We are basically self-funded through the sale of the materials reclaim and the products we make from them. We also get some demolition contracts and have had one local grant. We have a seven member board with about twelve other regular volunteers. We are working hard to partner with the City of Rochester so that we can join together to share the idea that even though it may be cheaper to knock a building down and have it hauled away, the long term benefits of identifying and reclaiming all reusable materials will far outweigh the short term costs.
How do you get people excited about this effort?
One thing that has gained a lot of energy in the local area is working with schools to see these materials as potential art. When something, like a door, for example, can no longer be used for its original purpose we encourage the community to get creative. We’ve held workshops from grade school up through college and have been amazed by the imaginative and inspired ideas young people can offer.
We’ve also found that even when people don’t get excited about traditional “recycling,” the idea of “upcycling” or making something better, more useful or more beautiful is really appealing.
How has modern technology impacted your work?
The impact of social media on our efforts can’t be overstated.
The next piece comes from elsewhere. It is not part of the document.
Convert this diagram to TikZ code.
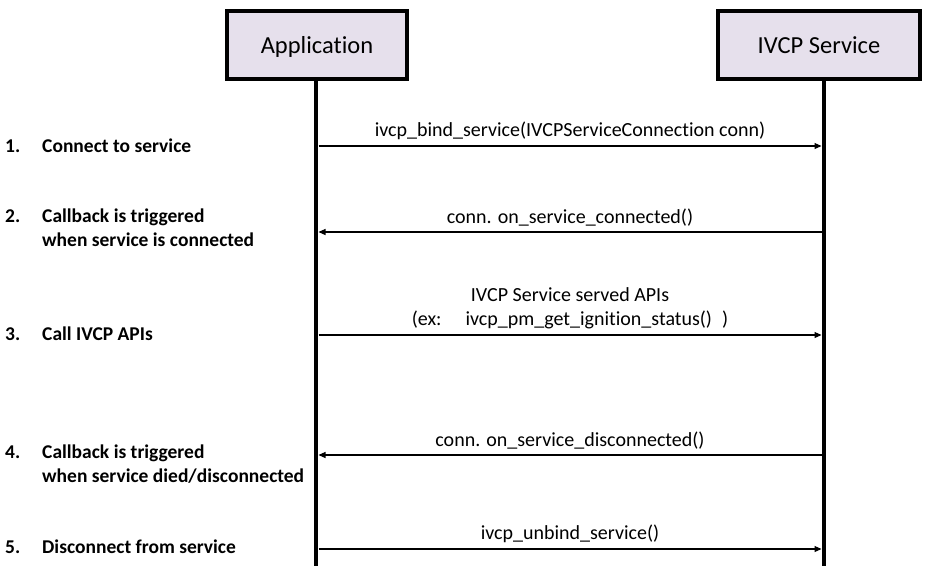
\documentclass[tikz,border=0pt]{standalone}
\usepackage{fontspec}
\setmainfont{Carlito}[Ligatures=NoCommon]
\usepackage{xcolor}
\definecolor{lilac}{HTML}{E6E0EC}
\usetikzlibrary{arrows.meta,positioning}
\begin{document}
\begin{tikzpicture}[x=1pt,y=-1pt,>={Triangle[length=7pt,width=6pt]}]
\tikzset{actor/.style={draw,line width=3.5pt,fill=lilac,minimum width=180pt,minimum height=68pt,text height=22pt,text depth=5pt,font=\fontsize{24.5}{28}\selectfont},
life/.style={line width=4pt},
msg/.style={line width=1.1pt},
lbl/.style={font=\fontsize{20}{24}\selectfont,above=2pt,align=center},
stepno/.style={font=\fontsize{19.5}{24}\selectfont\bfseries,anchor=west,inner sep=0pt},
steptxt/.style={font=\fontsize{19.5}{24}\selectfont\bfseries,anchor=west,align=left,inner sep=0pt}}
\useasboundingbox (0,0) rectangle (929,566);
\node[actor] (app) at (317,45){Application};
\node[actor,minimum width=202pt] (svc) at (819,45){IVCP Service};
\coordinate (appTop) at (316,81);\coordinate (appEnd) at (316,566);
\coordinate (svcTop) at (824,81);\coordinate (svcEnd) at (824,566);
\draw[life] (appTop)--(appEnd);
\draw[life] (svcTop)--(svcEnd);
\foreach \i/\y in {1/146,2/232,3/335,4/455,5/549}{
\coordinate (a\i) at (318.5,\y);\coordinate (s\i) at (821.5,\y);}
\draw[msg,->] (a1)--(s1) node[lbl,midway]{ivcp\_bind\_service(IVCPServiceConnection conn)};
\draw[msg,<-] (a2)--(s2) node[lbl,midway]{conn. on\_service\_connected()};
\draw[msg,->] (a3)--(s3) node[lbl,midway]{IVCP Service served APIs\\(ex:\hspace{1.2em}ivcp\_pm\_get\_ignition\_status()\hspace{0.5em})};
\draw[msg,<-] (a4)--(s4) node[lbl,midway]{conn. on\_service\_disconnected()};
\draw[msg,->] (a5)--(s5) node[lbl,midway]{ivcp\_unbind\_service()};
\node[stepno] (n1) at (5,146){1.};
\node[steptxt] (t1) at (42,146){Connect to service};
\node[stepno] (n2) at (5,216){2.};
\node[steptxt] (t2) at (42,228){Callback is triggered\\when service is connected};
\node[stepno] (n3) at (5,334){3.};
\node[steptxt] (t3) at (42,334){Call IVCP APIs};
\node[stepno] (n4) at (5,452){4.};
\node[steptxt] (t4) at (42,464){Callback is triggered\\when service died/disconnected};
\node[stepno] (n5) at (5,547){5.};
\node[steptxt] (t5) at (42,547){Disconnect from service};
\end{tikzpicture}
\end{document}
Technologies like Pintrest and Facebook give people an easy way to share their passion along with their projects with a community much larger than the one we can reach in traditional ways. People come to our workshops or stores, get out an iPhone, snap a picture, and very soon, we have new visitors. Social media is a great way to identify what the community wants to see. For example, we’re doing a class on building your own windmill out of things like old dishwasher motors and PVC piping. Our social media community is really excited about it and we can’t wait to share.
Can you talk a bit about the role of communications for your organization?
Because we have a very tight budget, we have been relying on personal cell phones and email as our main communications tools. This has been enough to get us started, but even in our modern society, sometimes people want to pick up the phone and call a business, or even send a fax. It has become necessary to take our group up to the next level of professionalism by adopting a business phone system. Fortunately, we’ve decided to implement ShoreTel Sky’s cloud-based phone solution. We couldn’t be happier because it will help us continue our mission.
What other communication and collaboration tools do you regularly use?
Like a lot of other modern small and medium businesses we rely greatly on many free resources that are now available online, including Dropbox, Google Docs and Skype. These tools make it possible for us to work basically from anywhere. If we are working together on a design template, for example, we don’t all have to come into the office to review it. We also can accommodate board members who need to attend meetings remotely. It’s an important part of our daily life.
Just one more question Jay, do you ever get overwhelmed by the enormity of this challenge?
Sure, sometimes I wonder what I am doing here, but the cause is far more important than my own personal level of comfort. The environmental movement has always been under my skin, but I wasn’t really committed until I started having kids. I thought, “How can I sit back and watch this happen, knowing that my kids are going to have to deal with it someday?” I knew it was an issue that I had to take on, even if I can only do a small part. But as soon as I got started, others started to take up the cause as their own. They understand that this is something the community of Rochester needs. Maybe it starts with just one or two people, but pretty soon 100 people are saying, “Let’s recycle more, shop locally and keep these businesses going.” Every little bit of traction makes it feel like it is all worth it.